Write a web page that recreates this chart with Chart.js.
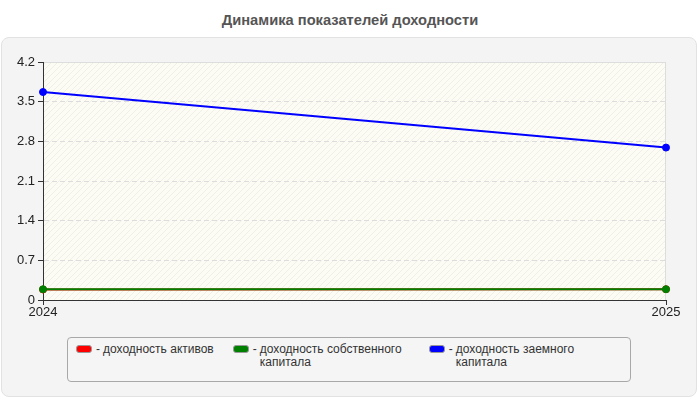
<!DOCTYPE html>
<html>
<head>
<meta charset="utf-8">
<script src="https://cdn.jsdelivr.net/npm/chart.js@4"></script>
<style>
  html, body { margin: 0; padding: 0; background: #fff; }
  #wrap { position: relative; width: 700px; height: 400px; font-family: "Liberation Sans", Arial, sans-serif; }
  #title {
    position: absolute; left: 0; top: 11px; width: 700px; text-align: center;
    font-size: 14.7px; font-weight: bold; color: #555; line-height: 18px;
  }
  #panel {
    position: absolute; left: 1px; top: 37px; width: 694px; height: 358px;
    background: #f4f4f4; border: 1px solid #e2e2e2; border-radius: 8px;
  }
  #chart { position: absolute; left: 0; top: 0; }
  #legend {
    position: absolute; left: 67px; top: 337px; width: 564px; height: 45px;
    border: 1px solid #a8a8a8; border-radius: 4px; background: #f5f5f5;
    display: flex; gap: 19px; padding: 5px 0 0 8px; box-sizing: border-box;
    font-size: 12px; color: #333; line-height: 13px;
  }
  .item { display: flex; align-items: flex-start; }
  .swatch { width: 16px; height: 8px; border-radius: 3px; border: 1px solid #999; box-sizing: border-box; margin-top: 2px; margin-right: 4px; }
  .dash { margin-right: 3px; }
  .txt { max-width: 150px; }
</style>
</head>
<body>
<div id="wrap">
  <div id="title"></div>
  <div id="panel"></div>
  <canvas id="chart" width="700" height="400"></canvas>
  <div id="legend"></div>
</div>
<script>
const title = "Динамика показателей доходности";
const years = ["2024", "2025"];
const seriesNames = ["доходность активов", "доходность собственного капитала", "доходность заемного капитала"];
const seriesColors = ["#ff0000", "#008000", "#0000ff"];
const assetsReturn = [0.185, 0.19];
const equityReturn = [0.19, 0.19];
const debtReturn = [3.67, 2.69];
const yTicks = [0, 0.7, 1.4, 2.1, 2.8, 3.5, 4.2];

const seriesValues = [assetsReturn, equityReturn, debtReturn];

document.getElementById("title").textContent = title;

// html legend
const legendEl = document.getElementById("legend");
seriesNames.forEach((name, i) => {
  const item = document.createElement("div");
  item.className = "item";
  item.innerHTML = '<span class="swatch" style="background:' + seriesColors[i] + '"></span>' +
    '<span class="dash">-</span><span class="txt">' + name + '</span>';
  legendEl.appendChild(item);
});

// faint diagonal hatch for the plot area
const pat = document.createElement("canvas");
pat.width = 6; pat.height = 6;
const pctx = pat.getContext("2d");
pctx.fillStyle = "#fcfcf5";
pctx.fillRect(0, 0, 6, 6);
pctx.strokeStyle = "rgba(0,0,0,0.05)";
pctx.lineWidth = 1;
pctx.beginPath();
pctx.moveTo(0, 6); pctx.lineTo(6, 0);
pctx.moveTo(-1, 1); pctx.lineTo(1, -1);
pctx.moveTo(5, 7); pctx.lineTo(7, 5);
pctx.stroke();

const plotBg = {
  id: "plotBg",
  beforeDraw(chart) {
    const { ctx, chartArea: a } = chart;
    ctx.save();
    ctx.fillStyle = ctx.createPattern(pat, "repeat");
    ctx.fillRect(a.left, a.top, a.right - a.left, a.bottom - a.top);
    ctx.strokeStyle = "#dddddd";
    ctx.lineWidth = 1;
    ctx.strokeRect(a.left + 0.5, a.top + 0.5, a.right - a.left - 1, a.bottom - a.top);
    ctx.restore();
  }
};

const font = { family: "'Liberation Sans', Arial, sans-serif", size: 13 };

new Chart(document.getElementById("chart"), {
  type: "line",
  data: {
    labels: years,
    datasets: seriesNames.map((name, i) => ({
      label: name,
      data: seriesValues[i],
      borderColor: seriesColors[i],
      backgroundColor: seriesColors[i],
      borderWidth: 2,
      pointRadius: 3.5,
      pointBorderWidth: 1,
      tension: 0,
      fill: false,
      order: 2 - i,
    })),
  },
  options: {
    responsive: false,
    animation: false,
    layout: { padding: { left: 0, right: 34, top: 62, bottom: 80 } },
    plugins: {
      legend: { display: false },
      tooltip: { enabled: false },
      title: { display: false },
    },
    scales: {
      x: {
        type: "category",
        offset: false,
        afterFit: (s) => { s.height = 20; },
        grid: { drawOnChartArea: false, drawTicks: true, tickLength: 5, tickColor: "#333" },
        border: { color: "#333", width: 1 },
        ticks: { color: "#222", font, padding: 0, maxRotation: 0 },
      },
      y: {
        min: 0,
        max: 4.2,
        afterFit: (s) => { s.width = 43; },
        afterBuildTicks: (s) => { s.ticks = yTicks.map((v) => ({ value: v })); },
        grid: {
          color: (c) => (c.tick && c.tick.value > 0 && c.tick.value < 4.2 ? "#dcdcdc" : "rgba(0,0,0,0)"),
          drawTicks: true,
          tickLength: 5,
          tickColor: "#333",
        },
        border: { color: "#333", width: 1, dash: [5, 3] },
        ticks: {
          color: "#222",
          font,
          padding: 3,
          callback: (v) => String(Number(v.toFixed(1))),
        },
      },
    },
  },
  plugins: [plotBg],
});
</script>
</body>
</html>
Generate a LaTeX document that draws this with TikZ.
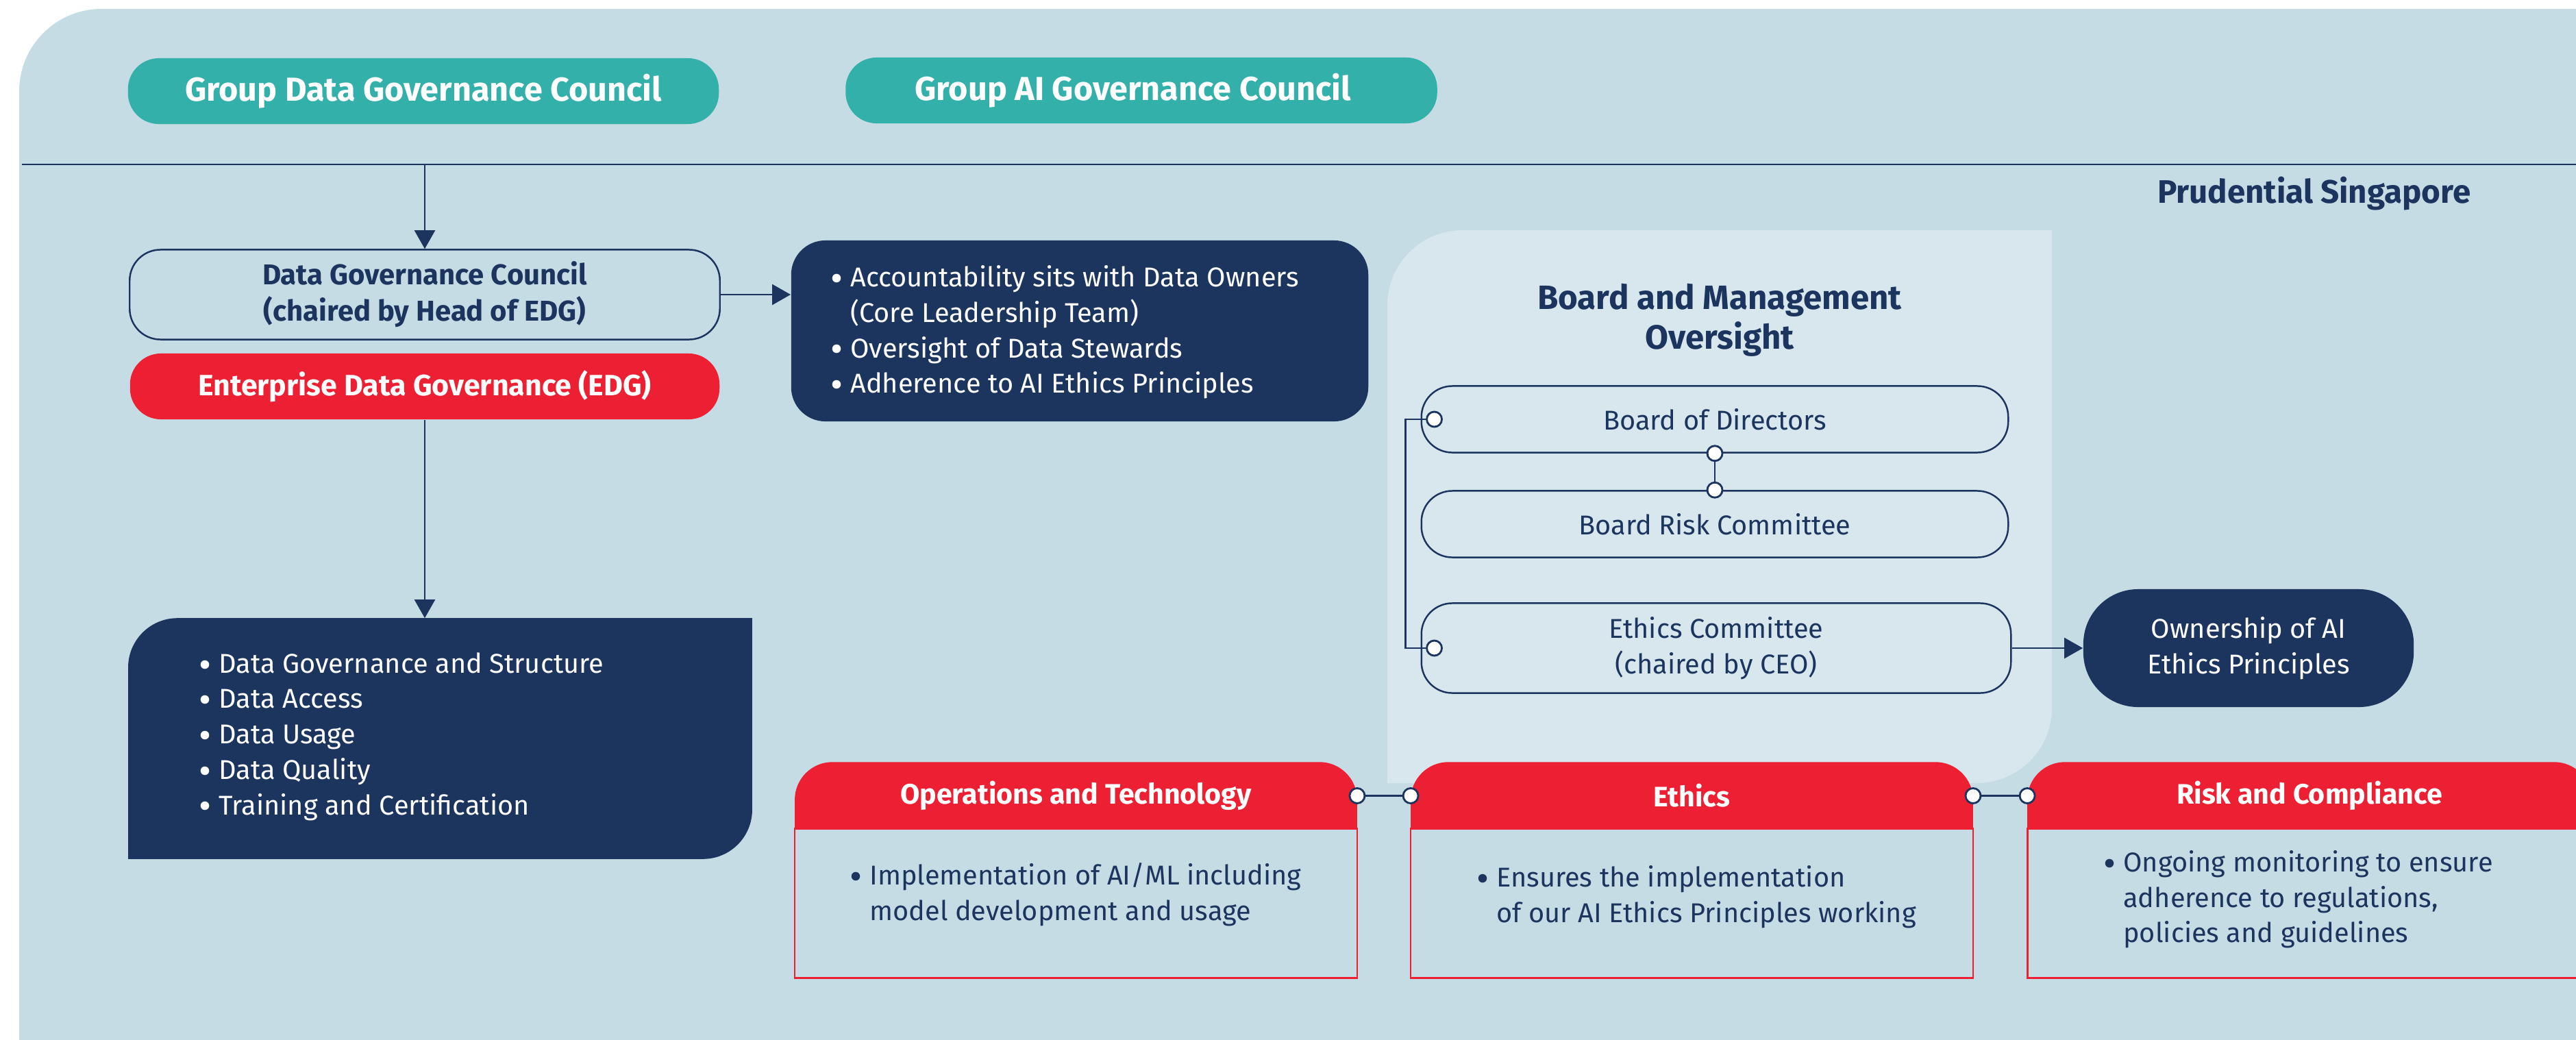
\documentclass[tikz,border=0pt]{standalone}
\usepackage{fontspec}
\setmainfont{Fira Sans}
\usetikzlibrary{arrows.meta,backgrounds}

\definecolor{bgblue}{HTML}{C5DCE4}
\definecolor{panelblue}{HTML}{D7E7ED}
\definecolor{navy}{HTML}{1C355E}
\definecolor{tealgreen}{HTML}{33B0AA}
\definecolor{pruRed}{HTML}{ED1F33}

\newcommand\fbig{\fontsize{13.8}{16}\selectfont\bfseries}
\newcommand\fpru{\fontsize{13.5}{16}\selectfont\bfseries}
\newcommand\fsub{\fontsize{11.9}{15}\selectfont\bfseries}
\newcommand\fred{\fontsize{12.2}{15}\selectfont\bfseries}
\newcommand\fhdr{\fontsize{11.7}{15}\selectfont\bfseries}
\newcommand\fbody{\fontsize{11.3}{14.7}\selectfont}
\newcommand\fttl{\fontsize{14}{16.5}\selectfont\bfseries}
% bullet mark and the matching indent for continuation lines
\newcommand\bul{\makebox[0.72em][l]{\raisebox{-0.17em}{\scalebox{1.4}{\textbullet}}}}
\newcommand\ind{\hspace*{0.72em}}

\begin{document}
\begin{tikzpicture}[x=0.01cm,y=-0.01cm,
  tealpill/.style={fill=tealgreen, text=white, font=\fbig, rounded corners=0.45cm,
    minimum width=8.62cm, minimum height=0.96cm, inner sep=0},
  outpill/.style={draw=navy, line width=0.7pt, text=navy, align=center,
    rounded corners=0.45cm, inner sep=0},
  redpill/.style={fill=pruRed, text=white, font=\fred, rounded corners=0.45cm,
    minimum width=8.6cm, minimum height=0.96cm, inner sep=0},
  listtext/.style={anchor=west, inner sep=0, align=left, font=\fbody},
  area/.style={inner sep=0},
  headtext/.style={area, text=white, font=\fhdr},
  joint/.style={circle, draw=navy, fill=white, line width=0.8pt, minimum size=0.22cm, inner sep=0},
  link/.style={draw=navy, line width=0.8pt},
  arrow/.style={draw=navy, line width=0.7pt, -{Triangle[length=0.27cm,width=0.3cm]}},
]
\useasboundingbox (0,0) rectangle (3760,1518);
\clip (0,0) rectangle (3760,1518);

% backdrop and the oversight panel
\begin{scope}[on background layer]
  \fill[bgblue] (28,1518) -- (28,133) .. controls (28,67) and (82,13) .. (148,13)
    -- (3760,13) -- (3760,1518) -- cycle;
  \fill[panelblue] (2025,1143) -- (2025,446) .. controls (2025,385) and (2074,336) .. (2135,336)
    -- (2995,336) -- (2995,1033) .. controls (2995,1094) and (2946,1143) .. (2885,1143) -- cycle;
\end{scope}
\coordinate (divL) at (32,240);
\coordinate (divR) at (3760,240);
\draw[navy, line width=0.8pt] (divL) -- (divR);

% group level
\node[tealpill] (gdgc) at (618,133) {Group Data Governance Council};
\node[tealpill, minimum width=8.63cm] (gaigc) at (1666,132) {\hspace*{-0.25cm}Group AI Governance Council};

\node[font=\fpru, text=navy, anchor=east, inner sep=0] (pru) at (3607,283) {Prudential Singapore};

% data governance column
\node[outpill, font=\fsub, minimum width=8.61cm, minimum height=1.31cm] (dgc) at (620,430)
  {Data Governance Council\\(chaired by Head of EDG)};
\node[redpill] (edg) at (620,564) {Enterprise Data Governance (EDG)};

\node[area, minimum width=9.09cm, minimum height=3.5cm] (dgbox) at (642.5,1078) {};
\begin{scope}[on background layer]
  \fill[navy, rounded corners=0.72cm] (dgbox.north west) rectangle (dgbox.south east);
  \fill[navy] (dgbox.north east) rectangle ([shift={(-0.8cm,-0.8cm)}]dgbox.north east);
  \fill[navy] (dgbox.south west) rectangle ([shift={(0.8cm,0.8cm)}]dgbox.south west);
\end{scope}
\node[listtext, text=white] (dglist) at (290,1075)
  {\bul Data Governance and Structure\\
   \bul Data Access\\
   \bul Data Usage\\
   \bul Data Quality\\
   \bul Training and Certification};

\node[area, fill=navy, rounded corners=0.5cm, minimum width=8.42cm, minimum height=2.64cm] (accbox) at (1576,483) {};
\node[listtext, text=white] (acclist) at (1212,485)
  {\bul Accountability sits with Data Owners\\
   \ind(Core Leadership Team)\\
   \bul Oversight of Data Stewards\\
   \bul Adherence to AI Ethics Principles};

\draw[arrow] (divL -| edg.north) -- (dgc.north);
\draw[arrow] (dgc.east) -- (dgc.east -| accbox.west);
\draw[arrow] (edg.south) -- (edg.south |- dgbox.north);

% board and management oversight
\node[font=\fttl, text=navy, align=center, inner sep=0] (bmo) at (2510,467)
  {Board and Management\\Oversight};
\node[outpill, font=\fbody, minimum width=8.56cm, minimum height=0.97cm] (bod) at (2503,612) {Board of Directors};
\node[outpill, font=\fbody, minimum width=8.56cm, minimum height=0.97cm] (brc) at (2503,765) {Board Risk Committee};
\node[outpill, font=\fbody, minimum width=8.6cm, minimum height=1.31cm] (ethc) at (2505,946)
  {Ethics Committee\\(chaired by CEO)};
\node[area, fill=navy, text=white, font=\fbody, align=center, rounded corners=0.8cm,
  minimum width=4.82cm, minimum height=1.72cm] (own) at (3282,946)
  {Ownership of AI\\Ethics Principles};

\draw[link] (bod.south) -- (brc.north);
\node[joint] (jbods) at (bod.south) {};
\node[joint] (jbrcn) at (brc.north) {};
\node[joint] (jbodw) at ([xshift=0.2cm]bod.west) {};
\node[joint] (jethw) at ([xshift=0.2cm]ethc.west) {};
\draw[link] (jbodw.west) -- ++(-30,0) |- (jethw.west);
\draw[arrow] (ethc.east) -- (own.west);

% functional boxes along the bottom
\node[headtext, minimum width=8.19cm, minimum height=0.97cm] (opsh) at (1570.5,1161.5) {Operations and Technology};
\node[headtext, minimum width=8.19cm, minimum height=0.97cm] (ethh) at (2469.5,1161.5) {Ethics};
\node[headtext, minimum width=8.22cm, minimum height=0.97cm] (riskh) at (3371,1161.5) {Risk and Compliance};
\node[area, minimum width=8.19cm, minimum height=2.17cm] (opsb) at (1570.5,1318.5) {};
\node[area, minimum width=8.19cm, minimum height=2.17cm] (ethb) at (2469.5,1318.5) {};
\node[area, minimum width=8.22cm, minimum height=2.17cm] (riskb) at (3371,1318.5) {};
\begin{scope}[on background layer]
  \foreach \h/\b in {opsh/opsb, ethh/ethb, riskh/riskb} {
    \fill[pruRed, rounded corners=0.55cm] (\h.north west) rectangle ([yshift=-0.6cm]\h.south east);
    \draw[pruRed, fill=bgblue, line width=0.8pt] (\b.north west) rectangle (\b.south east);
  }
\end{scope}

\node[listtext, text=navy] (opslist) at (1240,1306)
  {\bul Implementation of AI/ML including\\
   \ind model development and usage};
\node[listtext, text=navy] (ethlist) at (2155,1309)
  {\bul Ensures the implementation\\
   \ind of our AI Ethics Principles working};
\node[listtext, text=navy] (risklist) at (3070,1313)
  {\bul Ongoing monitoring to ensure\\
   \ind adherence to regulations,\\
   \ind policies and guidelines};

\node[joint] (jopse) at (opsh.east) {};
\node[joint] (jethw2) at (ethh.west) {};
\node[joint] (jethe) at (ethh.east) {};
\node[joint] (jriskw) at (riskh.west) {};
\draw[link, line width=1pt] (jopse) -- (jethw2);
\draw[link, line width=1pt] (jethe) -- (jriskw);
\end{tikzpicture}
\end{document}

Given task => Your answer should be a single number: the count of lines in the material above that contain "with".

Finished exercise => 3